Kapitalizm altında bilimsel araştırmalar insanlığın yararı için değil üretim araçlarını elinde bulunduran egemen sınıfın çıkarları için yapılır. Savaşlar genel olarak teknolojik gelişmelerle bağlantılı değişik biçimler ve taktikler eşliğinde yol almıştır. Teknolojinin gelişimi doğrultusunda silah sanayii de gelişmiş ve çeşitlenmiştir. Birinci Dünya Savaşı genel olarak siper savaşları şeklinde top ve tüfekle yürütüldü. İkinci Dünya Savaşı ise daha gelişmiş teknolojiler ile kentleri de kapsayan muazzam yıkımlar eşliğinde gerçekleşti. Ama İkinci Dünya Savaşının biçimini teknolojinin gelişimiyle beraber top ve tüfekten ziyade daha çok tank, uçak, denizaltılar belirliyordu. Ama savaşın sonuna doğru haydut ABD nükleer silahlar kullanmaktan geri durmadı.
ABD, 1945 Ağustosunda Japonya’nın iki kentine üç gün arayla iki atom bombası attı. Yüz binlerce insanı yaşamdan kopardı, Japon halkına büyük acılar yaşattı. Yaşam alanları, tarımsal alanlar ve sanayi bölgeleri büyük zarar gördü. Radyasyon nedeniyle topraklar verimsizleşti, zehirlendi. Gıda üretimi sorunu ortaya çıktı. Bu saldırıdan sağ kurtulan ve “Hibakuşa” diye adlandırılan insanlar radyasyona ve genetik değişikliklere, bozulmalara maruz kaldılar. Bu insanların çocuklarında, doğumsal anomaliler, sakatlıklar nesiller boyu devam etti. Ve bunlar daha önce hiç karşılaşılmamış hastalıklardı. Aslında Japonya’nın 1945 yılına gelinen süreçte yenilgisi az çok kesinleşmişti.

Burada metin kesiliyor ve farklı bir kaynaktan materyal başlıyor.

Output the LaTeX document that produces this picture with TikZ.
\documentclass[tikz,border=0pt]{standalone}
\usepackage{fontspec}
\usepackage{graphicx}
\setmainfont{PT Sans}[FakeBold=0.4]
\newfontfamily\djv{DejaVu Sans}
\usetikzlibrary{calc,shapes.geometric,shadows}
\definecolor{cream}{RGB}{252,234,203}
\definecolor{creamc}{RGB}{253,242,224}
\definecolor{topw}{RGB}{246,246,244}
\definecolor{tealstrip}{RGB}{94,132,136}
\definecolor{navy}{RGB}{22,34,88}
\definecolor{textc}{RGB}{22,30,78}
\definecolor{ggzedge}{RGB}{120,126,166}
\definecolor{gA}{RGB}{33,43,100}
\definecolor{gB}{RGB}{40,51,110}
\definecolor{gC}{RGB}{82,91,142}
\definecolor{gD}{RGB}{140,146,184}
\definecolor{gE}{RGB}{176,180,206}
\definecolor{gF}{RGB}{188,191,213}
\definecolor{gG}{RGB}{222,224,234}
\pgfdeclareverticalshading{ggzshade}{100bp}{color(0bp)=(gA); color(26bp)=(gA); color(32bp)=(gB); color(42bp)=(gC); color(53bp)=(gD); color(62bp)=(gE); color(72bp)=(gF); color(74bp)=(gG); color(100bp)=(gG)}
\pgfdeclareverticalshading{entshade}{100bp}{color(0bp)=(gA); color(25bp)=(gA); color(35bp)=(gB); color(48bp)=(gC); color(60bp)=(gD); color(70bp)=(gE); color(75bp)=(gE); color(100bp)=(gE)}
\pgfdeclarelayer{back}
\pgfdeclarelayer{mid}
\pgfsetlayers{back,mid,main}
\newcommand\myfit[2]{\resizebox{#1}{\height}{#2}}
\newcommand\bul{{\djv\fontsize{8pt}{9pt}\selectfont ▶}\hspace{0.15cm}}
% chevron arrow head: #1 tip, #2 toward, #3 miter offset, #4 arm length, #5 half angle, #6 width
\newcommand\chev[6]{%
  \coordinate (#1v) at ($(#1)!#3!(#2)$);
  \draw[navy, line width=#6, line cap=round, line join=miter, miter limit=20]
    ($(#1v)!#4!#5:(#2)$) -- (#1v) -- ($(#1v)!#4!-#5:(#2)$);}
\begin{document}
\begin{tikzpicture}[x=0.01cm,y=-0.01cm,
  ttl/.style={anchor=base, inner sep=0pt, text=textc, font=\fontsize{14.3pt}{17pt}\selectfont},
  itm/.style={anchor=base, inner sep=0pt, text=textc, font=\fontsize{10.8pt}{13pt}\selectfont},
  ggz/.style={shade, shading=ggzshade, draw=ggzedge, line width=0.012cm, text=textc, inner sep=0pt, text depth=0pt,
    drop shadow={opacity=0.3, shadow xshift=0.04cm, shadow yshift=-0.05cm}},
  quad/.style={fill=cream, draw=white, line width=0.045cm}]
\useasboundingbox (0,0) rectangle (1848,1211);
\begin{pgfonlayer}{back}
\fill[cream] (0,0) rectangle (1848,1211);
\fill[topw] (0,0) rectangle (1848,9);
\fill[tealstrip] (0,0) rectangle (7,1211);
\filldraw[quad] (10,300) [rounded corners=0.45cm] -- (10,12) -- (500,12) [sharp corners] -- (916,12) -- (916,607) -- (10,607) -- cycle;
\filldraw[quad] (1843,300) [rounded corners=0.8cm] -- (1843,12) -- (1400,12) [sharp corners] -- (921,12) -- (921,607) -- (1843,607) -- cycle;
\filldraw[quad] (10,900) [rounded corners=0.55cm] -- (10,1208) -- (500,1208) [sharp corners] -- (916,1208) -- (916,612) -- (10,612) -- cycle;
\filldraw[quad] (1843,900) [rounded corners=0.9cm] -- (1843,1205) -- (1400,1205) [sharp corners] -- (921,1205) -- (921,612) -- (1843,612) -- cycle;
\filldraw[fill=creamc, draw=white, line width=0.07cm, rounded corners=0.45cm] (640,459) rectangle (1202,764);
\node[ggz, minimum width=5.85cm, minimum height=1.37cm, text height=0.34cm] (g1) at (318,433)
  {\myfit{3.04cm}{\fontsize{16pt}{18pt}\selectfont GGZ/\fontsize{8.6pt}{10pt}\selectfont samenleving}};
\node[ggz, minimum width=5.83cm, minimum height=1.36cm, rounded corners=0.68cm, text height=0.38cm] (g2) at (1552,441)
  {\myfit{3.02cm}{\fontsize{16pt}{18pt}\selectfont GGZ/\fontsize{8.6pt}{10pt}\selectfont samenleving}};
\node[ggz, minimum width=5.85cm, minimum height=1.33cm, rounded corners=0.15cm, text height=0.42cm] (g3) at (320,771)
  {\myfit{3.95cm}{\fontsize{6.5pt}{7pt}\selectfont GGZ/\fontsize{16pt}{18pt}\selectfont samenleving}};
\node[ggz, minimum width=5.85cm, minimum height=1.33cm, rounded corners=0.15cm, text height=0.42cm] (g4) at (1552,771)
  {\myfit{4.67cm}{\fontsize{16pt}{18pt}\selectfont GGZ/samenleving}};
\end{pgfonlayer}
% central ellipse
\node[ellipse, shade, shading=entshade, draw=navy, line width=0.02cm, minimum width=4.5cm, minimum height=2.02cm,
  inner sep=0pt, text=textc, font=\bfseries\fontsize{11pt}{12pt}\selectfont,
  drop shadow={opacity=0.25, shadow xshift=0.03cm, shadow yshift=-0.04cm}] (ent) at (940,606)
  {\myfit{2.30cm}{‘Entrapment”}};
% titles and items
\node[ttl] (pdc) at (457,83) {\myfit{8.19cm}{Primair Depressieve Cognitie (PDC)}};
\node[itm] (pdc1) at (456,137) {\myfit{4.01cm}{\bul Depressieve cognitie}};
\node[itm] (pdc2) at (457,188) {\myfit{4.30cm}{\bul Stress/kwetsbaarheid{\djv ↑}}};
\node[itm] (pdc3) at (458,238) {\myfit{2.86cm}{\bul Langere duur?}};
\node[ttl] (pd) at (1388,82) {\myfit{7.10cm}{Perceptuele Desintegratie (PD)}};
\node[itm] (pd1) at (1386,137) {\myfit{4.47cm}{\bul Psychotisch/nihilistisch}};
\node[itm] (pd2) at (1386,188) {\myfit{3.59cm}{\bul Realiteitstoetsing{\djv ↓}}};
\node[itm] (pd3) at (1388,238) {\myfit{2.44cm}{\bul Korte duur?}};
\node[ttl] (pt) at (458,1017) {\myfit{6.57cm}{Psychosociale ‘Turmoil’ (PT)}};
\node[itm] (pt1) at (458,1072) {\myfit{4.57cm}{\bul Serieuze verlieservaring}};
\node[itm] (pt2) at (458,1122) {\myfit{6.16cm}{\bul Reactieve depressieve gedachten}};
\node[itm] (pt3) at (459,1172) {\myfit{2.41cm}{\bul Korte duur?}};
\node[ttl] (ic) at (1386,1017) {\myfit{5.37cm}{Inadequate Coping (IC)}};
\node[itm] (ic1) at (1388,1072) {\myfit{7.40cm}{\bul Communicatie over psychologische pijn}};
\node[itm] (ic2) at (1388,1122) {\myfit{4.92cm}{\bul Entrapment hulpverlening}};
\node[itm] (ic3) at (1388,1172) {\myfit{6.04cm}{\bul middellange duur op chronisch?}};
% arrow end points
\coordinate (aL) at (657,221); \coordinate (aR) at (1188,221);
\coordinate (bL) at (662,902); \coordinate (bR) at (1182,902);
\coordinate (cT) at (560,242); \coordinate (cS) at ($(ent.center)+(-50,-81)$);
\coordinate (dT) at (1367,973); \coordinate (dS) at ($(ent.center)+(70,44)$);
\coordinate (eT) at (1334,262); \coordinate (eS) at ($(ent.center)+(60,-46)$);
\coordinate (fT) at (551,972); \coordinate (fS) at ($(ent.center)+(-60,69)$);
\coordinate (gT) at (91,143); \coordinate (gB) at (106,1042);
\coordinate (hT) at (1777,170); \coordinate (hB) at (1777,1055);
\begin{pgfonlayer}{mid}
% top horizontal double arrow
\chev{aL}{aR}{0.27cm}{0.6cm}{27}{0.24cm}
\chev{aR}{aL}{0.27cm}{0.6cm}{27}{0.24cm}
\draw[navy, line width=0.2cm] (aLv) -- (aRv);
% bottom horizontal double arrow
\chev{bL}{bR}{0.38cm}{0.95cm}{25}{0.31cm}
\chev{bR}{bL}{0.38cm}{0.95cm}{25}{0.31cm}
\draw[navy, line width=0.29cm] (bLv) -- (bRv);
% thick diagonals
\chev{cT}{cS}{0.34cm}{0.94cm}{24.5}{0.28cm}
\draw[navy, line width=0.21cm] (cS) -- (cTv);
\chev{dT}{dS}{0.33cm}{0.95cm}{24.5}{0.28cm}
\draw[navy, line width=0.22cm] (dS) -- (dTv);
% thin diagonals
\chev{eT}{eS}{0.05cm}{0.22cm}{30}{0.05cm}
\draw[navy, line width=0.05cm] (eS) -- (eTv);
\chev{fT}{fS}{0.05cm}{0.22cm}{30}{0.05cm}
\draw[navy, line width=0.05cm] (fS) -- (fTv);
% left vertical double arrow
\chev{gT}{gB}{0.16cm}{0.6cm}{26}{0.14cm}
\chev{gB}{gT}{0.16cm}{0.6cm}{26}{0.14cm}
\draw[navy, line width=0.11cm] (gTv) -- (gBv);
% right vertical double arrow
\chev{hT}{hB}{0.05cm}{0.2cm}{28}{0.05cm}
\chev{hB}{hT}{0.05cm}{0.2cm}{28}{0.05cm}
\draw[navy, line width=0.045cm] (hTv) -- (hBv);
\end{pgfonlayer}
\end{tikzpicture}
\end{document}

Fakat ABD diğer ülkelere gözdağı vermek, tüm dünyada gücünü, savaştan hegemon güç olarak çıktığını tescillemek için atom bombasını kullanmaktan çekinmemişti. Peki, İkinci Dünya Savaşından bu yana ne değişti? Daha da tırmanan militarizm ve dünyadaki nükleer başlık sayısının on beş binlere gelmesi…
Diplomatik yollarla “çözüm”ün geride kaldığı şu dönemde liderlerin birbirlerine karşı tehditleriyle savaş çığırtkanlığı yükselmeye devam ediyor. ABD lideri Trump ile Kuzey Kore lideri Kim Jong-un karşılıklı olarak tehditler savurmayı sürdürüyor. Kuzey Kore 2006 yılından beridir nükleer denemeler gerçekleştiriyor. Her denemesinin sonucunda bölgede depremler oluşuyor. 2006 yılında 4,3, 2009 yılında 4,7, 2013 yılında 5,1, 2016 yılı Ocak ayında 5,1, Eylül ayında 5,3 ve son olarak 2017 Eylülünde 6,3 büyüklüğünde depremler meydana geldi. İki ülke arasında sözlü atışmalar hep süregelmiştir. Ancak bayrağı devralan Trump’ın ilk emrinin nükleer silahların yenilenmesi ve modernize edilmesi olması, karşılıklı tehditler, emperyalist savaş yangınının yayılacağını gösteriyor.
Trump, ABD’nin gazap ve öfkesiyle karşı karşıya kalmaması için, Kim Jong-un’u ABD’yi tehdit etmeyi bırakmaya çağırıyor. Nükleer denemeleri nedeniyle Kuzey Kore’yi dünyanın “huzurunu” bozmakla suçlayanlar, dünyayı yok edecek nükleer güce çoktan beridir sahipler. Dünyada toplam sayısı yaklaşık on beş bin olan nükleer başlıkların yaklaşık olarak on dört bini zaten Rusya ve ABD’nin elinde bulunuyor.
Egemenler büyük paralar harcayarak ürettikleri diğer silahlar gibi nükleer silahları da depolarda çürümeye bırakmayacaklarını göstermişlerdir. Dünyamızı yok edecek düzeyde korkunç silahları ellerinde bulunduran egemenlerin bunları kullanmayacaklarını düşünmek yerine bu silahların, bu silahları üreten sermaye düzeninin varlığını ortadan kaldırmanın elzem olduğunu unutmamalıyız.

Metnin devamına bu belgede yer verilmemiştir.